Now, this is the crucial point of introspection. How are you feeling should be your question? And not why did I explode? Because, remember, however long you have been anchored, however long you have been on the spiritual path of internal awareness, you will be provoked by external stimuli. It is only with continuous awareness and incessant practice that you can learn not to respond to such stimuli. Now, if you don’t become quickly aware of how you are feeling__actually you could be feeling pretty miserable after that explosion__you may slip further, either into depression or into being consumed by your own rage. “Oh God, what have I done?” and “Enough is enough. I can’t tolerate that boor anymore. How dare he?” are both responses that can ruin you. Instead, immediately wanting to know how you are your feeling can help you immensely. “Hey, looks like I am angry” or “Well, I needed to vent out somewhere, someplace. So, I did. Now let me get back to protecting my inner peace” are more ‘aware’ responses to your situation.

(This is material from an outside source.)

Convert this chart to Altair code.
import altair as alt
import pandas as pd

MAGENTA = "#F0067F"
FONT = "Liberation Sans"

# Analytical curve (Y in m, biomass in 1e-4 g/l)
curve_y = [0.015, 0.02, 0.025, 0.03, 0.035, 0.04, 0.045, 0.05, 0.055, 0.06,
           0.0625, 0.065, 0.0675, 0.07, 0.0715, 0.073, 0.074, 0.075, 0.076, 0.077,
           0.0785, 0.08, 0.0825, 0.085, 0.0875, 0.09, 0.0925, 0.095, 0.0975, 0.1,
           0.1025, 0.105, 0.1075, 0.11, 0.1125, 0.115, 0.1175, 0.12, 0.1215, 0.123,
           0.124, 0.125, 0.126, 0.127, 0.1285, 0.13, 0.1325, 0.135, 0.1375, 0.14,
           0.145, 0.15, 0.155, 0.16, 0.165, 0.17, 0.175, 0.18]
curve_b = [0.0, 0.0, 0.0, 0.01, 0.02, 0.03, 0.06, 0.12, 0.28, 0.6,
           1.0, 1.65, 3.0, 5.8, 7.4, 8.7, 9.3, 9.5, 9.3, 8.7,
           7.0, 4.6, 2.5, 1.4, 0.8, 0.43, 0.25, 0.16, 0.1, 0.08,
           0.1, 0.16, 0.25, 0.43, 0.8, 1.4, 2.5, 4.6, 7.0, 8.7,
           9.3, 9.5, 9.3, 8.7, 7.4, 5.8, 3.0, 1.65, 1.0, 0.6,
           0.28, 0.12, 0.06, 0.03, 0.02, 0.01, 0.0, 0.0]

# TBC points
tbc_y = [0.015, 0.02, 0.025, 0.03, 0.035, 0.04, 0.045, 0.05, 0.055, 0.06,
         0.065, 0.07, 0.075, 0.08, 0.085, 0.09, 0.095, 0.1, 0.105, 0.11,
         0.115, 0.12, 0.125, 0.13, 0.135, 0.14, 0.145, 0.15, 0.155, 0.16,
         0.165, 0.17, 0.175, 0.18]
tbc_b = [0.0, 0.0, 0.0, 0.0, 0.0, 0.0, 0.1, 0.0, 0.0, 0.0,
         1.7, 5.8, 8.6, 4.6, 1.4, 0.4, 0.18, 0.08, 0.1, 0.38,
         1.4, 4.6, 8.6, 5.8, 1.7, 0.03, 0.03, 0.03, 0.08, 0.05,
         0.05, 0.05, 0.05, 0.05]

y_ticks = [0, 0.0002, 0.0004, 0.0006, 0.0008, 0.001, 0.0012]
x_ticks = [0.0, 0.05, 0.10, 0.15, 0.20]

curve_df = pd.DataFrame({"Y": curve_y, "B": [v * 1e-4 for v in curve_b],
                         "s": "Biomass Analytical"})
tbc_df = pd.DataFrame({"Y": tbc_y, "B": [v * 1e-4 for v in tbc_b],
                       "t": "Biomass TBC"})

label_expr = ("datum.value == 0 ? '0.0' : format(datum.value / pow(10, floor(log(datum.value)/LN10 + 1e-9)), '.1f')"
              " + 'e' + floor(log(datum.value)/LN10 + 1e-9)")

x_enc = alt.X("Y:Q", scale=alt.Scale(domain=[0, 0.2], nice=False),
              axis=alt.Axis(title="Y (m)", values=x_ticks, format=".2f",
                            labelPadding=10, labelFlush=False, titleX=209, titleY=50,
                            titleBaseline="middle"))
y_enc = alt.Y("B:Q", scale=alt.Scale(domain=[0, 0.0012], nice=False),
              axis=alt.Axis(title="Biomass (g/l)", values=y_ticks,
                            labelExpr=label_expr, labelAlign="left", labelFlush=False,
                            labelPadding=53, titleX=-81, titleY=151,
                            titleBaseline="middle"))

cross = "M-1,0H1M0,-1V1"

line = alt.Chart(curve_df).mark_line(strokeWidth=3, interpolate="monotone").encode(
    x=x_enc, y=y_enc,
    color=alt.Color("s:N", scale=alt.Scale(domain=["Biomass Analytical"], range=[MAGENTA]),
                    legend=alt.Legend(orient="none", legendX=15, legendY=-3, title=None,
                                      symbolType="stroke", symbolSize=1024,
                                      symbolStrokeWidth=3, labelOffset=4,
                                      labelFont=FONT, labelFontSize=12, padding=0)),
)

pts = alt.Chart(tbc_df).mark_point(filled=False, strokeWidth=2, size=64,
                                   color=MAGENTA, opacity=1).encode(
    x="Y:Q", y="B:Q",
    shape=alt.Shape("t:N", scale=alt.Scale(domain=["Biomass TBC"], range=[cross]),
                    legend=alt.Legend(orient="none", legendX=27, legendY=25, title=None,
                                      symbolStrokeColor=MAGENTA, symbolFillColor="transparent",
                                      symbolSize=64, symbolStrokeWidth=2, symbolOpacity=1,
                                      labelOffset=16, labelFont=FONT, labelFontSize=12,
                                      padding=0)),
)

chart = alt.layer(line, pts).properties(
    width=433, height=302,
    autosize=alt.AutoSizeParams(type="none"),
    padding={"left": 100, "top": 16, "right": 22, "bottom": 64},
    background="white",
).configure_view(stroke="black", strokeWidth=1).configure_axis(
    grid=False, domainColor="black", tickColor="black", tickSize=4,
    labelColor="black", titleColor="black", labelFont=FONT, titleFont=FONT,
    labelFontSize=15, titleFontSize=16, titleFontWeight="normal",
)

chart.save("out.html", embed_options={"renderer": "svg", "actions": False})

May be not the same context, but the same reactions in our own individual Life situations, keep happening to us, to those around us, all the time. The context is different, the characters are different, but the emotions are the same. Resultantly, feelings will be the same. Knowing those feelings and being aware is the only way to stay on the path. Intelligent living is therefore about a series of endless conversations with yourself. It is through this benign chatter that you stay aware and connected. All practices that champion intelligent living are useless until you understand, as the Bible says, how to “be in this world but not of it” and, as the Gita says, how to “live in this world and yet be above it”. That understanding of a seemingly complex principle, which in reality is so simple, so practical and so easy to follow, can only be got through continuously examining your feelings. To use a cricketing analogy, if you want to carry your bat through and play a memorable innings, no matter how menacing and unplayable the bowling may be, you must have focus, patience and stay anchored!